Work required: Your output must be the lines below from the line containing "What React, TypeScript" to the line containing "import * as", both lines included, reproduced exactly and without pictures.

Data for the task:
*-*-*

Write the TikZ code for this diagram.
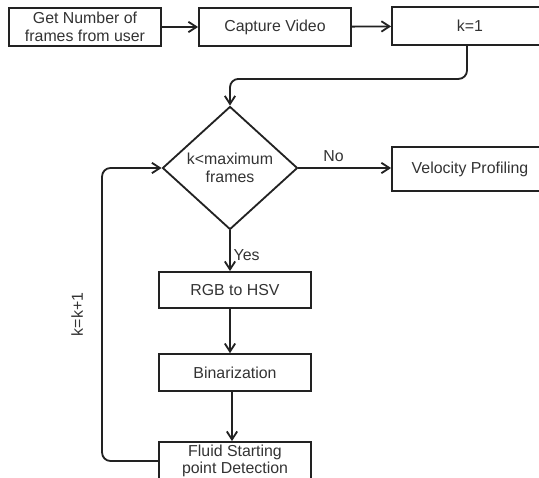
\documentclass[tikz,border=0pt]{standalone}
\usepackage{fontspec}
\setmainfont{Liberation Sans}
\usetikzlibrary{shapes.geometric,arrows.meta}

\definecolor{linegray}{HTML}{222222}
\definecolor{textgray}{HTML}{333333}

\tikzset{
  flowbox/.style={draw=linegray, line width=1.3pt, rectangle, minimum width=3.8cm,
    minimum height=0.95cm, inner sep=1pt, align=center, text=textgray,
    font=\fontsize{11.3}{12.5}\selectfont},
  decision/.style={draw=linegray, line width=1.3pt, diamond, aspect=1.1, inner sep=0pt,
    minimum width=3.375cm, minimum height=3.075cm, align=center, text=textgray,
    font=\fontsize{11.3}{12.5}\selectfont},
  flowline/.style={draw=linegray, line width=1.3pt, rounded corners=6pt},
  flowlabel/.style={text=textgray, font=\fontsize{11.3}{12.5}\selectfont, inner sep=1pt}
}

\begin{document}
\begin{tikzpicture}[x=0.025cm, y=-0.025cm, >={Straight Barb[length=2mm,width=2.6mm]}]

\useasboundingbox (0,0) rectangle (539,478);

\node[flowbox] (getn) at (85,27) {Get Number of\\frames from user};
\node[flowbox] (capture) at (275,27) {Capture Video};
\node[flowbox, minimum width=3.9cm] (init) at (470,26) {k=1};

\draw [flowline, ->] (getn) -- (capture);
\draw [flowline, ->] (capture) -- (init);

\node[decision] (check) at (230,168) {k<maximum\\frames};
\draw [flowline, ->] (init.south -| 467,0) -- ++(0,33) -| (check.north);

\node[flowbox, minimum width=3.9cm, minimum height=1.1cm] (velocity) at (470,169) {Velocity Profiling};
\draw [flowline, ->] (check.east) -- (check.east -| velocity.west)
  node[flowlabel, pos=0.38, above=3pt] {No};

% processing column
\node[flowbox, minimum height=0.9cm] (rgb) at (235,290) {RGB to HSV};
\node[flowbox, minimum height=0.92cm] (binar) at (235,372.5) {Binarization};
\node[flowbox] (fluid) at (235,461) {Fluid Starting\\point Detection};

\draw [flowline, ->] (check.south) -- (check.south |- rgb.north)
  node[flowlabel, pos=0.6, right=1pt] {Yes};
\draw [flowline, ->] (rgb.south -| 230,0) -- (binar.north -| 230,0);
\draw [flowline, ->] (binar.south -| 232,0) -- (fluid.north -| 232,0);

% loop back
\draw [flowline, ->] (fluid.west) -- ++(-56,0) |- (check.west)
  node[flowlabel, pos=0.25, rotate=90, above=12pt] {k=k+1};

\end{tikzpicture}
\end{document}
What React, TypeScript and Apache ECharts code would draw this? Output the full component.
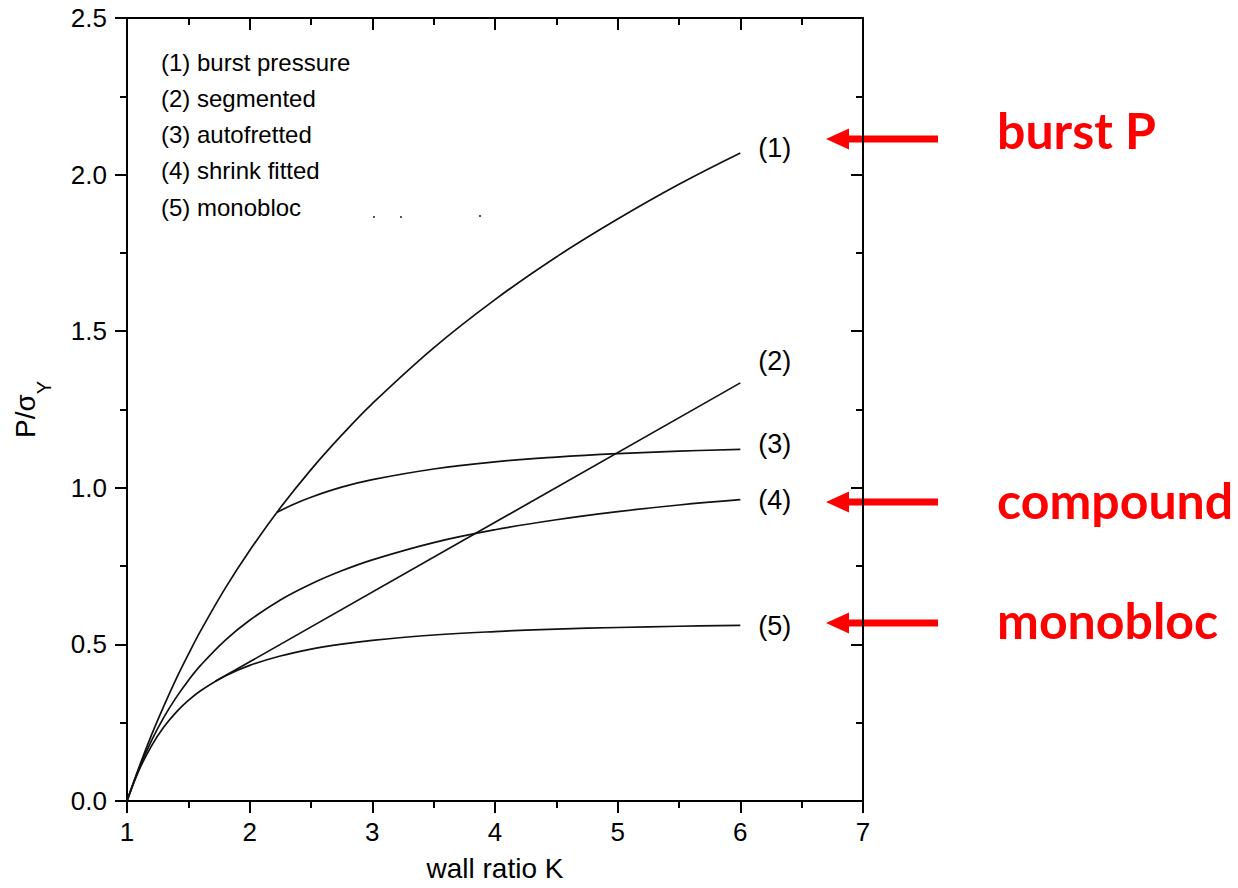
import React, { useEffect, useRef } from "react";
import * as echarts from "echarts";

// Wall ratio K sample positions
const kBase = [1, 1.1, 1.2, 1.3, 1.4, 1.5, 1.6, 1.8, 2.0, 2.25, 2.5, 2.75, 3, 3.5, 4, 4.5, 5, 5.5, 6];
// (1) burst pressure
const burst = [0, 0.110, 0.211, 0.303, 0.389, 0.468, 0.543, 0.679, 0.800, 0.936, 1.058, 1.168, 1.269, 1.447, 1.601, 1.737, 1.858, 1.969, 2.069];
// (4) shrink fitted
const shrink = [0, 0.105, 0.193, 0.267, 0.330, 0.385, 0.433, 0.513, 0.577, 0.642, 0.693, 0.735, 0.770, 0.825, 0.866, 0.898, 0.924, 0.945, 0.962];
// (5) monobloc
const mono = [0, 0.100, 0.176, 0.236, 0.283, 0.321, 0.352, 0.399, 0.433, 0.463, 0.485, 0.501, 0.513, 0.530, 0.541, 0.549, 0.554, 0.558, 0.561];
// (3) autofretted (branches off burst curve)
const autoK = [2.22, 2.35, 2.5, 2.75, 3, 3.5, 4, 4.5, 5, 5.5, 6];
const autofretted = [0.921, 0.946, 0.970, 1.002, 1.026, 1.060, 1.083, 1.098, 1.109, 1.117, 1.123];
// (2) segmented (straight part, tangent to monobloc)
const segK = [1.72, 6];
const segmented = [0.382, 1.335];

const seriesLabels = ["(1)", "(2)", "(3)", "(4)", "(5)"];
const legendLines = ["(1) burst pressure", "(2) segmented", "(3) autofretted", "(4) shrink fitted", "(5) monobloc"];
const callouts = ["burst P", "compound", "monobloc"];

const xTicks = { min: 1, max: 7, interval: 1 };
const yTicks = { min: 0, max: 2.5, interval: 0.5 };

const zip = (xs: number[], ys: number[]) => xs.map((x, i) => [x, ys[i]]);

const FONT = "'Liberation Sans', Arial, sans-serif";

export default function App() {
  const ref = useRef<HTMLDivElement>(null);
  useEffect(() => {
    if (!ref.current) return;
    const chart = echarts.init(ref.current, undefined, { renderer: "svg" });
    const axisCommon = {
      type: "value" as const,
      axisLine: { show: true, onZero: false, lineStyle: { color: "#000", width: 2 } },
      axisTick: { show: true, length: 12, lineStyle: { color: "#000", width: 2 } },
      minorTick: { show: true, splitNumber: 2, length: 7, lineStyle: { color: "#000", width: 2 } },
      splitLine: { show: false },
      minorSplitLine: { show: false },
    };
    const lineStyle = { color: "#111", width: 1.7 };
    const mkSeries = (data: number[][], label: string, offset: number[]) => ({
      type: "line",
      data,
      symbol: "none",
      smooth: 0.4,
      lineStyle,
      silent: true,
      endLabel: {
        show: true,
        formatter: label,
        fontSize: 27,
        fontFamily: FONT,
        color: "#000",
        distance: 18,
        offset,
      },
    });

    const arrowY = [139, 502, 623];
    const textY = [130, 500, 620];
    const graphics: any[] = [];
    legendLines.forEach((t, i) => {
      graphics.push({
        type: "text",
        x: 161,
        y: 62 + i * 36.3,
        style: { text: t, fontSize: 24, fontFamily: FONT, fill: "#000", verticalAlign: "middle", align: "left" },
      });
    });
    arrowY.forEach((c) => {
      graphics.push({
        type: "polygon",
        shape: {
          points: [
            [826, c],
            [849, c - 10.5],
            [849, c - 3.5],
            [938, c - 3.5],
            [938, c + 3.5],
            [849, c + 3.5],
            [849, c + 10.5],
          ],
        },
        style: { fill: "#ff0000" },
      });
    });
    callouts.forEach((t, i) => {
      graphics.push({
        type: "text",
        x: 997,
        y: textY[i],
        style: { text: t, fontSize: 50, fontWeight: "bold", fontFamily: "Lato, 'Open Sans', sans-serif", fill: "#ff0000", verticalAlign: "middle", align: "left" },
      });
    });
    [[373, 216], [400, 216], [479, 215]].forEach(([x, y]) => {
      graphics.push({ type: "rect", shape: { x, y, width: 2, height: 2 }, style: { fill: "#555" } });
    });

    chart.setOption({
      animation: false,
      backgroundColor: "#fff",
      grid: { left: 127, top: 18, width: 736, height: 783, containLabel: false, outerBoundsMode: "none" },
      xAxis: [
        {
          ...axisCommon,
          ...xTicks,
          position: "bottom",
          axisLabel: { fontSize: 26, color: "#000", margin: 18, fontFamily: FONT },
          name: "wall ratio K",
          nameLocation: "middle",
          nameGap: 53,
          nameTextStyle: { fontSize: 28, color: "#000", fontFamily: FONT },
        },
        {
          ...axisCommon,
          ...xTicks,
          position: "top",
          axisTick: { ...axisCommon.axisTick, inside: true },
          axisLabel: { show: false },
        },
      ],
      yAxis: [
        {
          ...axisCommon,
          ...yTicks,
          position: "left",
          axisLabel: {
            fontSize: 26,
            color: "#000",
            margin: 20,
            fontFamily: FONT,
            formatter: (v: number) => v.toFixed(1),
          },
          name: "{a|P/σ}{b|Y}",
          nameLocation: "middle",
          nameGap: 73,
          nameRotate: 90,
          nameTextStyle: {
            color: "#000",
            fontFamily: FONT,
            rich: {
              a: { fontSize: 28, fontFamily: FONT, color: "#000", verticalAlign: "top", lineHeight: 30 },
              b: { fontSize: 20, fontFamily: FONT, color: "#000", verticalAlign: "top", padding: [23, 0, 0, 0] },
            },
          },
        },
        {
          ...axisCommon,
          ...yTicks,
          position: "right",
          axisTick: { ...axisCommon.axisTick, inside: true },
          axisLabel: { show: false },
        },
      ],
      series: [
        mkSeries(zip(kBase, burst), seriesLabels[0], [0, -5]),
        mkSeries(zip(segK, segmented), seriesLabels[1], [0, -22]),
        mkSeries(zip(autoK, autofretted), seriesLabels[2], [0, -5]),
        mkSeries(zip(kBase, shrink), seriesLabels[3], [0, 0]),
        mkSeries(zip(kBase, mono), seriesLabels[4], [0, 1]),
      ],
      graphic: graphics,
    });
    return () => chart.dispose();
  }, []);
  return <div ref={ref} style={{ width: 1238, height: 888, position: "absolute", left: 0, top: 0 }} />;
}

*-*-*

Answer for this exercise:
What React, TypeScript and Apache ECharts code would draw this? Output the full component.
import React, { useEffect, useRef } from "react";
import * as echarts from "echarts";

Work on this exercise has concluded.